Locate each line in the records containing "picture". Copy it.

:: EXCERPTED DATA ::

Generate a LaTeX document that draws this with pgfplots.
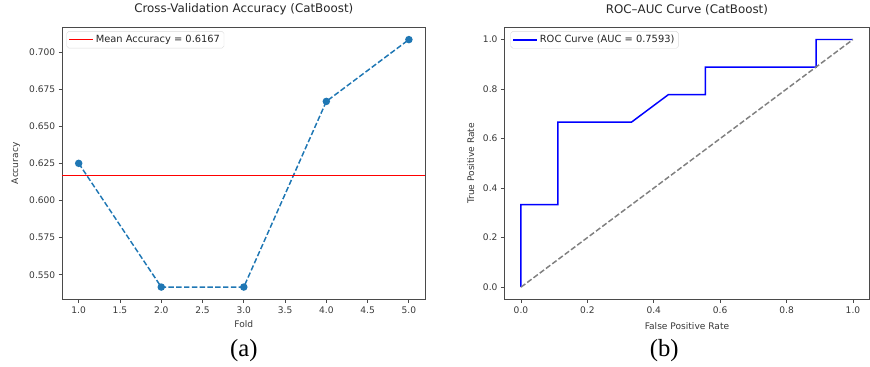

:::
:: EXCERPTED DATA ::

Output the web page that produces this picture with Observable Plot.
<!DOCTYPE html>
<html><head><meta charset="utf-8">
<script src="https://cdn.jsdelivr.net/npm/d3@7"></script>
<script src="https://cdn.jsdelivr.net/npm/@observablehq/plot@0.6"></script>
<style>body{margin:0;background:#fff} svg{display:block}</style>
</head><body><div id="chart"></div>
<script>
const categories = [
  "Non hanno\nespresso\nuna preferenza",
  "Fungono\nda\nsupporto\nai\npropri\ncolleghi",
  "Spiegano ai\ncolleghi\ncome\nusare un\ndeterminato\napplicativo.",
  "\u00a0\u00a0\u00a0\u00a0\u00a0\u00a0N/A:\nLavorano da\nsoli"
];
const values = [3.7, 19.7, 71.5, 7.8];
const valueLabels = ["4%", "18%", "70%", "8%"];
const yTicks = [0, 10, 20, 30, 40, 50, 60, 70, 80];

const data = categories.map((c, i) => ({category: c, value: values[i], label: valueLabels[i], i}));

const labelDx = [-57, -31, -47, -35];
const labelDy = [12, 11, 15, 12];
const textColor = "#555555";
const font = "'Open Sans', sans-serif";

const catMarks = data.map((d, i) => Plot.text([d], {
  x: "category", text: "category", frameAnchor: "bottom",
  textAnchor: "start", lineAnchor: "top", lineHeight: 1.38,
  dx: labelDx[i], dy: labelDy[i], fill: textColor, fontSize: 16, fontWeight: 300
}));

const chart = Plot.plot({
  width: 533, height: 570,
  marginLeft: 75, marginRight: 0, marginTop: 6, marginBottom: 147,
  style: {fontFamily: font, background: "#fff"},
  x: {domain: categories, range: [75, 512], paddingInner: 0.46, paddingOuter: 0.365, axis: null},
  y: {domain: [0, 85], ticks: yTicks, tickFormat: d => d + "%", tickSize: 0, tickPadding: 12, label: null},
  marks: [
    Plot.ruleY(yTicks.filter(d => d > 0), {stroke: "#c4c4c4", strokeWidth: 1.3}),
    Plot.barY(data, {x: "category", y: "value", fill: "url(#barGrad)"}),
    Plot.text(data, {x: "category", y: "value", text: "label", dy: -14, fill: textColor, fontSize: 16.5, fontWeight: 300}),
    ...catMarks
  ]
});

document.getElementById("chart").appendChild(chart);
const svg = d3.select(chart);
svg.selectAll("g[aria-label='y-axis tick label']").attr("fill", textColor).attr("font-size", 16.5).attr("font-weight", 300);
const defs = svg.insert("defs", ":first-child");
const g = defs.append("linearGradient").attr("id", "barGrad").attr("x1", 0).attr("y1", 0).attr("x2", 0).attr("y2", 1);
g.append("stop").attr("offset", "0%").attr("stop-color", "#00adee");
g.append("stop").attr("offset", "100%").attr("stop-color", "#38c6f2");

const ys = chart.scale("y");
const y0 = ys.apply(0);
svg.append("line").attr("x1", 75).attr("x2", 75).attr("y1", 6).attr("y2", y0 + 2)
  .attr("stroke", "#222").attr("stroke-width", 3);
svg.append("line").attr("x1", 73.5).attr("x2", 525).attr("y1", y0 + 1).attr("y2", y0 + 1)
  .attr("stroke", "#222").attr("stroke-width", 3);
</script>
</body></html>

:::
:: EXCERPTED DATA ::

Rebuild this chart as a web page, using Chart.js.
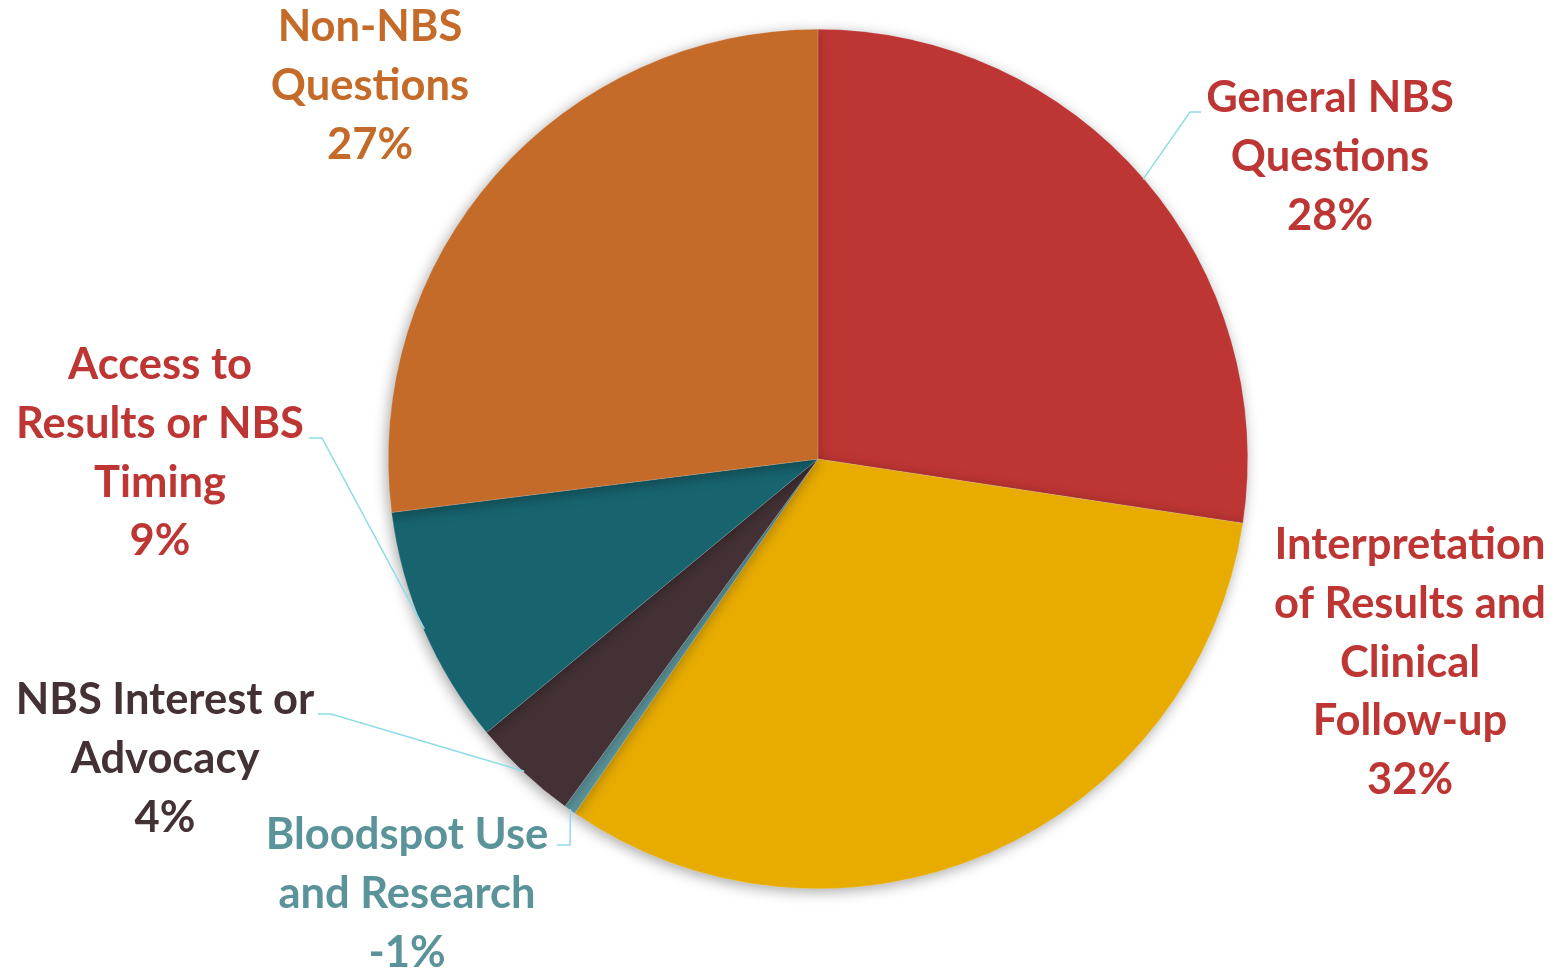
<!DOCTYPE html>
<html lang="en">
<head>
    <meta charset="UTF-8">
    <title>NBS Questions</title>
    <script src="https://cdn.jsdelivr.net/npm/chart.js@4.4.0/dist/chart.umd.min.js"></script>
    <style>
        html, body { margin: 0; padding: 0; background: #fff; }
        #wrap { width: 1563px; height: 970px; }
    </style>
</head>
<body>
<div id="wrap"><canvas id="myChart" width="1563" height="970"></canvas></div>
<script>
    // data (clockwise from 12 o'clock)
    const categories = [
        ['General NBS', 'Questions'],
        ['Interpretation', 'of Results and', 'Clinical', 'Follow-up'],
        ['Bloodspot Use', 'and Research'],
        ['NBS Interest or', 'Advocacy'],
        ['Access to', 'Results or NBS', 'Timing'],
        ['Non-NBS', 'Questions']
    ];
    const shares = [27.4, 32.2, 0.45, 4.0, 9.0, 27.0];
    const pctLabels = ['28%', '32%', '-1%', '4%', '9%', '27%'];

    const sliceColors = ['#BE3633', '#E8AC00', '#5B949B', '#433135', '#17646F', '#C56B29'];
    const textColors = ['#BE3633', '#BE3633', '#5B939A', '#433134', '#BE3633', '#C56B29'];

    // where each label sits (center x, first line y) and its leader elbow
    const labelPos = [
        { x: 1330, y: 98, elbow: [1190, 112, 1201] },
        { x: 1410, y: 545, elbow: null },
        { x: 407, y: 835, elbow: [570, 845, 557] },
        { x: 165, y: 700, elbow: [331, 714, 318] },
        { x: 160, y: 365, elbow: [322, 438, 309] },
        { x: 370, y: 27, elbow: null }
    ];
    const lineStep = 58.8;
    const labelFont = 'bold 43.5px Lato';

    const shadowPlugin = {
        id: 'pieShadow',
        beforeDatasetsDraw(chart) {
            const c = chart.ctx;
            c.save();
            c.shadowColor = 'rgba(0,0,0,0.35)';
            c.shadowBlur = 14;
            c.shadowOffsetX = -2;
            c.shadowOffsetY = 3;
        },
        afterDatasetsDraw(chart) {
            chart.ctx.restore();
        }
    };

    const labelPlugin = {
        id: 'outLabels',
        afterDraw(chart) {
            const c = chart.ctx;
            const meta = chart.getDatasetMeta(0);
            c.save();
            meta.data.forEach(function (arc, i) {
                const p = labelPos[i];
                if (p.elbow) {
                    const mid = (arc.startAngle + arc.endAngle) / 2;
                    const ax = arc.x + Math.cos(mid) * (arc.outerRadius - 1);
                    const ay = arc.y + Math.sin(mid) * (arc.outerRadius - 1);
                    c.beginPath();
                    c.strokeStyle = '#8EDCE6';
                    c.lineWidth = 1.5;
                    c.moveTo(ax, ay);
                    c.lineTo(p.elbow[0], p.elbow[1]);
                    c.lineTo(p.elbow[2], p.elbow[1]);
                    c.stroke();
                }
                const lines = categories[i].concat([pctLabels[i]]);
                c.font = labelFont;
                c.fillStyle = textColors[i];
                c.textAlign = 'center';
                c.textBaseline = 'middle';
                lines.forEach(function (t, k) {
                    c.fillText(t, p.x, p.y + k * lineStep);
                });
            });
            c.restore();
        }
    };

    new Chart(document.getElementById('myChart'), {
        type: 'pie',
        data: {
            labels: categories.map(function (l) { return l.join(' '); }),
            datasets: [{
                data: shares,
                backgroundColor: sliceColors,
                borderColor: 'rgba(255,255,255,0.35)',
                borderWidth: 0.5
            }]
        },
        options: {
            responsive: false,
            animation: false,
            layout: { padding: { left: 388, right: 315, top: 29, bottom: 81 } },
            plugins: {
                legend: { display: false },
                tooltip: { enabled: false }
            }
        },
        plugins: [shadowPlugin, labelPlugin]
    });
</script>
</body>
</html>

:::

* **RESULT FOR THIS TASK**
Output the web page that produces this picture with Observable Plot.

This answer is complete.